In assessing this situation, Lisa Tuttle, CISO of the SPX Corporation, told CSHub, "Where consumer impact is inconvenient but not particularly harmful (e.g., a credit card breach where the card is replaced and fraudulent costs are removed), consumers seem willing to continue doing business. In fact, those breaches seem commonplace."

She continued, "In the case of Equifax, there is definitely negative brand impact and greater risk of consumer harm, but recourse is somewhat constrained because consumers didn’t directly choose to do business with them."

In analyzing where this consumer effect is, perhaps, felt the strongest, Tuttle said, "Equifax is in a unique position in that credit reporting agencies are established organizations, where consumers don’t really get to choose whether their personal information is processed. Industries where consumers have true choice options (like insurance companies) would feel more significant breach impact."

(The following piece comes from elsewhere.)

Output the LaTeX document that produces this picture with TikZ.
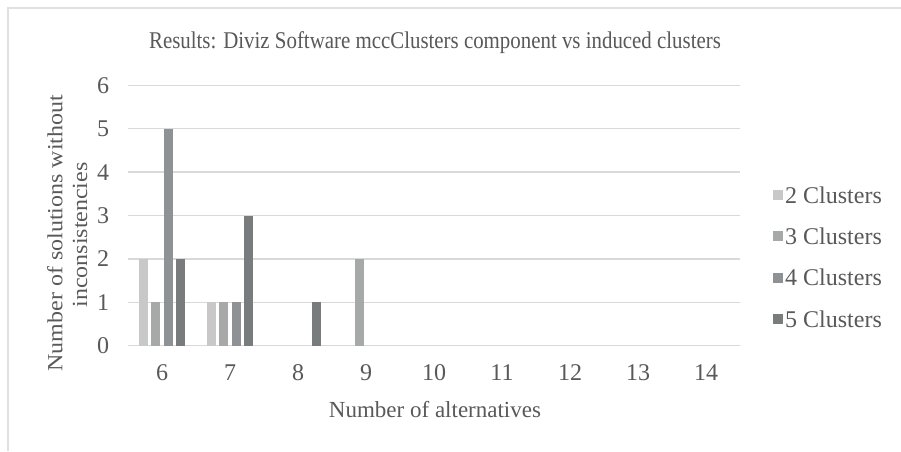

For IT professionals in general, perhaps there must be further recognition about the scope of an attack – not just the immediate steps of remediation, but also in more immeasurable ends like reputation. For the enterprise professional, it appears to be double duty: both best practices in securing networks, databases and data in general, along with grasping the severity of a breach with regard to customer response.

Further, what the current landscape may be demanding is collaboration between those charged with marketing within a company and the IT branch, so that security professionals know the immediate dangers of customer behavior in the wake of a breach. Likewise, CISOs and other security-minded pros must make it known that in the digital age, network security has to steer a great number of internal discussions.